**Stated goal**
Can you output the material exactly as written, minus any pictures it holds?

== Data provided

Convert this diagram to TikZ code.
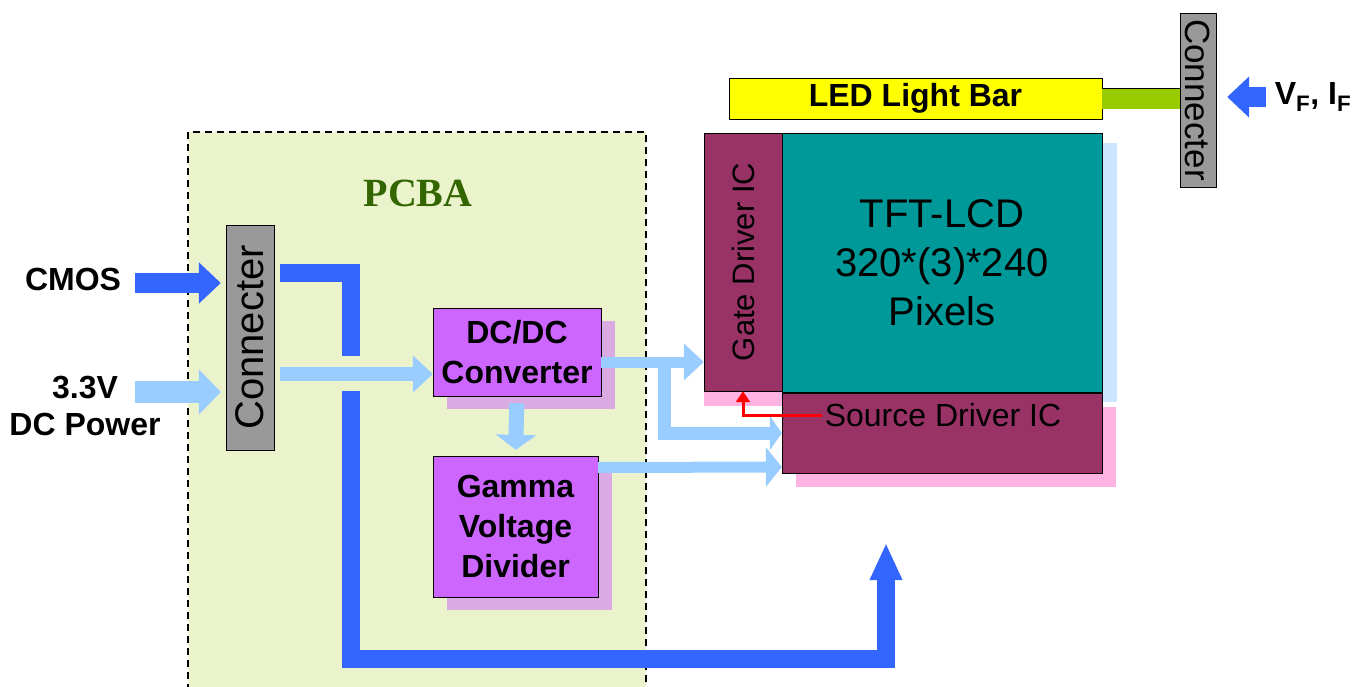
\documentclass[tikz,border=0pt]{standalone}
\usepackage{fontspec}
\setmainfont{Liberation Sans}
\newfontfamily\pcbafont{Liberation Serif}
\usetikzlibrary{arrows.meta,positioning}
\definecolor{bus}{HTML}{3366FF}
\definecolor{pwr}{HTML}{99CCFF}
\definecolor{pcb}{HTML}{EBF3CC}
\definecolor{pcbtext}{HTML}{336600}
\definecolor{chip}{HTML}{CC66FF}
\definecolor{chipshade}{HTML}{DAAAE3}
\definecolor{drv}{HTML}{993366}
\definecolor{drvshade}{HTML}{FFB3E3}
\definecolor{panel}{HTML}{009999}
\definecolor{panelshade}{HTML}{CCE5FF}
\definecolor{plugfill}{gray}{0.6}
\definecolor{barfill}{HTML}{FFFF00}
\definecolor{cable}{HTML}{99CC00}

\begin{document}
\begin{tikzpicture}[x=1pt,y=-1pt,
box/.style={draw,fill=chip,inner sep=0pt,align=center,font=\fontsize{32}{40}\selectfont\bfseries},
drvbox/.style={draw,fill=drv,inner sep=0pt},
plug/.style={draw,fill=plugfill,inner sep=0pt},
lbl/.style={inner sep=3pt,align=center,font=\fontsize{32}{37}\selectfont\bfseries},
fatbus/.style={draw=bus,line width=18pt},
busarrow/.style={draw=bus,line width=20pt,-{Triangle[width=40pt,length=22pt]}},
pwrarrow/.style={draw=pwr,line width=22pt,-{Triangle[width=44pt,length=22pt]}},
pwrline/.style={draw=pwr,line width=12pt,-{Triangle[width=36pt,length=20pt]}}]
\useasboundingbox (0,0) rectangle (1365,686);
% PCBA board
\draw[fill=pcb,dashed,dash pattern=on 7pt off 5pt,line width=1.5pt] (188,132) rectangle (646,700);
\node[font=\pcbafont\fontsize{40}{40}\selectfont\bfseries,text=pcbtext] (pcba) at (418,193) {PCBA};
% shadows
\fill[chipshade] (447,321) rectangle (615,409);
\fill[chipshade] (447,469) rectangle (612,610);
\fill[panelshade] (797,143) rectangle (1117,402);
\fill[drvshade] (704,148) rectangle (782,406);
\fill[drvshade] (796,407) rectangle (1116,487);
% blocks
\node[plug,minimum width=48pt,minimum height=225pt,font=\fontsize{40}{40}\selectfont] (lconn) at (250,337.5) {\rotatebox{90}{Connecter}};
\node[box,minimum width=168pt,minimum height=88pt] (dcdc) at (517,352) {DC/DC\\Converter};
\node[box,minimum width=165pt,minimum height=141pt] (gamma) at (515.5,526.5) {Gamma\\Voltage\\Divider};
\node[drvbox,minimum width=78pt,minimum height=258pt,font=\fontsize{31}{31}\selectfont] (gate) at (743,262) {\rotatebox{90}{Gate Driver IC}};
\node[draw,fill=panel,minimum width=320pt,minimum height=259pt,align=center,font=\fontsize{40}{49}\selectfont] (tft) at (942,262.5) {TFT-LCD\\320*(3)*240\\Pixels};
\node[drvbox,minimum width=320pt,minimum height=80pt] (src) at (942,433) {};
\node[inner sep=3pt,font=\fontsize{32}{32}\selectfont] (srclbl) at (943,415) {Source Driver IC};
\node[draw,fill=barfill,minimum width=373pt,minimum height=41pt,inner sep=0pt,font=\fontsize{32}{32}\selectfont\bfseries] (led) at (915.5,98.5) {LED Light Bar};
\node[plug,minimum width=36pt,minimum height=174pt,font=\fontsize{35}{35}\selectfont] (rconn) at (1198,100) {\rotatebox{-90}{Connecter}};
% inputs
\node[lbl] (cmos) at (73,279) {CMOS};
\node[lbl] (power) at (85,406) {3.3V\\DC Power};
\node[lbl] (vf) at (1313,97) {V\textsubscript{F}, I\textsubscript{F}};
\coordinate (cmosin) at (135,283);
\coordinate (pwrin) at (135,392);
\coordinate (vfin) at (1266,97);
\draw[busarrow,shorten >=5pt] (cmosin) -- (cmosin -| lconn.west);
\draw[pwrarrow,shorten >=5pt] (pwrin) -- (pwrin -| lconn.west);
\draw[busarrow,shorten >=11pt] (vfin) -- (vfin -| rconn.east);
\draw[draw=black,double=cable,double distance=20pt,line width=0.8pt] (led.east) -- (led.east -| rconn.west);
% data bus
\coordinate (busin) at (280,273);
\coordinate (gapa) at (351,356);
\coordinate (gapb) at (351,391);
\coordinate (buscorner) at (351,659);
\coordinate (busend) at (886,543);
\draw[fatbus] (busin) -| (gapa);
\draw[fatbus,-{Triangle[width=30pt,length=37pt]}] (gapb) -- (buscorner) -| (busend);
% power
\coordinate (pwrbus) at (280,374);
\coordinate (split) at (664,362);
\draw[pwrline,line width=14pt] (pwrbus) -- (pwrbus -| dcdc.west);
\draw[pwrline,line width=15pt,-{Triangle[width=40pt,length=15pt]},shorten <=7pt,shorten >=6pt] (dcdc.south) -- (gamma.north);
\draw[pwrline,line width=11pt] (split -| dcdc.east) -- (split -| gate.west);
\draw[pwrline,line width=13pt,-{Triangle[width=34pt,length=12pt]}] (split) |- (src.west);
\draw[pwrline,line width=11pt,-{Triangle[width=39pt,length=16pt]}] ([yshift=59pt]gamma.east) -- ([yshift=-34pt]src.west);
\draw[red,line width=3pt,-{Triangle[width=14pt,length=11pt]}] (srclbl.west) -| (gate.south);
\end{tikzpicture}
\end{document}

====

**Worked answer**
Convert this diagram to TikZ code.
\documentclass[tikz,border=0pt]{standalone}
\usepackage{fontspec}
\setmainfont{Liberation Sans}
\newfontfamily\pcbafont{Liberation Serif}
\usetikzlibrary{arrows.meta,positioning}
\definecolor{bus}{HTML}{3366FF}
\definecolor{pwr}{HTML}{99CCFF}
\definecolor{pcb}{HTML}{EBF3CC}
\definecolor{pcbtext}{HTML}{336600}
\definecolor{chip}{HTML}{CC66FF}
\definecolor{chipshade}{HTML}{DAAAE3}
\definecolor{drv}{HTML}{993366}
\definecolor{drvshade}{HTML}{FFB3E3}
\definecolor{panel}{HTML}{009999}
\definecolor{panelshade}{HTML}{CCE5FF}
\definecolor{plugfill}{gray}{0.6}
\definecolor{barfill}{HTML}{FFFF00}
\definecolor{cable}{HTML}{99CC00}

\begin{document}
\begin{tikzpicture}[x=1pt,y=-1pt,
box/.style={draw,fill=chip,inner sep=0pt,align=center,font=\fontsize{32}{40}\selectfont\bfseries},
drvbox/.style={draw,fill=drv,inner sep=0pt},
plug/.style={draw,fill=plugfill,inner sep=0pt},
lbl/.style={inner sep=3pt,align=center,font=\fontsize{32}{37}\selectfont\bfseries},
fatbus/.style={draw=bus,line width=18pt},
busarrow/.style={draw=bus,line width=20pt,-{Triangle[width=40pt,length=22pt]}},
pwrarrow/.style={draw=pwr,line width=22pt,-{Triangle[width=44pt,length=22pt]}},
pwrline/.style={draw=pwr,line width=12pt,-{Triangle[width=36pt,length=20pt]}}]
\useasboundingbox (0,0) rectangle (1365,686);
% PCBA board
\draw[fill=pcb,dashed,dash pattern=on 7pt off 5pt,line width=1.5pt] (188,132) rectangle (646,700);
\node[font=\pcbafont\fontsize{40}{40}\selectfont\bfseries,text=pcbtext] (pcba) at (418,193) {PCBA};
% shadows
\fill[chipshade] (447,321) rectangle (615,409);
\fill[chipshade] (447,469) rectangle (612,610);
\fill[panelshade] (797,143) rectangle (1117,402);
\fill[drvshade] (704,148) rectangle (782,406);
\fill[drvshade] (796,407) rectangle (1116,487);
% blocks
\node[plug,minimum width=48pt,minimum height=225pt,font=\fontsize{40}{40}\selectfont] (lconn) at (250,337.5) {\rotatebox{90}{Connecter}};
\node[box,minimum width=168pt,minimum height=88pt] (dcdc) at (517,352) {DC/DC\\Converter};
\node[box,minimum width=165pt,minimum height=141pt] (gamma) at (515.5,526.5) {Gamma\\Voltage\\Divider};
\node[drvbox,minimum width=78pt,minimum height=258pt,font=\fontsize{31}{31}\selectfont] (gate) at (743,262) {\rotatebox{90}{Gate Driver IC}};
\node[draw,fill=panel,minimum width=320pt,minimum height=259pt,align=center,font=\fontsize{40}{49}\selectfont] (tft) at (942,262.5) {TFT-LCD\\320*(3)*240\\Pixels};
\node[drvbox,minimum width=320pt,minimum height=80pt] (src) at (942,433) {};
\node[inner sep=3pt,font=\fontsize{32}{32}\selectfont] (srclbl) at (943,415) {Source Driver IC};
\node[draw,fill=barfill,minimum width=373pt,minimum height=41pt,inner sep=0pt,font=\fontsize{32}{32}\selectfont\bfseries] (led) at (915.5,98.5) {LED Light Bar};
\node[plug,minimum width=36pt,minimum height=174pt,font=\fontsize{35}{35}\selectfont] (rconn) at (1198,100) {\rotatebox{-90}{Connecter}};
% inputs
\node[lbl] (cmos) at (73,279) {CMOS};
\node[lbl] (power) at (85,406) {3.3V\\DC Power};
\node[lbl] (vf) at (1313,97) {V\textsubscript{F}, I\textsubscript{F}};
\coordinate (cmosin) at (135,283);
\coordinate (pwrin) at (135,392);
\coordinate (vfin) at (1266,97);
\draw[busarrow,shorten >=5pt] (cmosin) -- (cmosin -| lconn.west);
\draw[pwrarrow,shorten >=5pt] (pwrin) -- (pwrin -| lconn.west);
\draw[busarrow,shorten >=11pt] (vfin) -- (vfin -| rconn.east);
\draw[draw=black,double=cable,double distance=20pt,line width=0.8pt] (led.east) -- (led.east -| rconn.west);
% data bus
\coordinate (busin) at (280,273);
\coordinate (gapa) at (351,356);
\coordinate (gapb) at (351,391);
\coordinate (buscorner) at (351,659);
\coordinate (busend) at (886,543);
\draw[fatbus] (busin) -| (gapa);
\draw[fatbus,-{Triangle[width=30pt,length=37pt]}] (gapb) -- (buscorner) -| (busend);
% power
\coordinate (pwrbus) at (280,374);
\coordinate (split) at (664,362);
\draw[pwrline,line width=14pt] (pwrbus) -- (pwrbus -| dcdc.west);
\draw[pwrline,line width=15pt,-{Triangle[width=40pt,length=15pt]},shorten <=7pt,shorten >=6pt] (dcdc.south) -- (gamma.north);
\draw[pwrline,line width=11pt] (split -| dcdc.east) -- (split -| gate.west);
\draw[pwrline,line width=13pt,-{Triangle[width=34pt,length=12pt]}] (split) |- (src.west);
\draw[pwrline,line width=11pt,-{Triangle[width=39pt,length=16pt]}] ([yshift=59pt]gamma.east) -- ([yshift=-34pt]src.west);
\draw[red,line width=3pt,-{Triangle[width=14pt,length=11pt]}] (srclbl.west) -| (gate.south);
\end{tikzpicture}
\end{document}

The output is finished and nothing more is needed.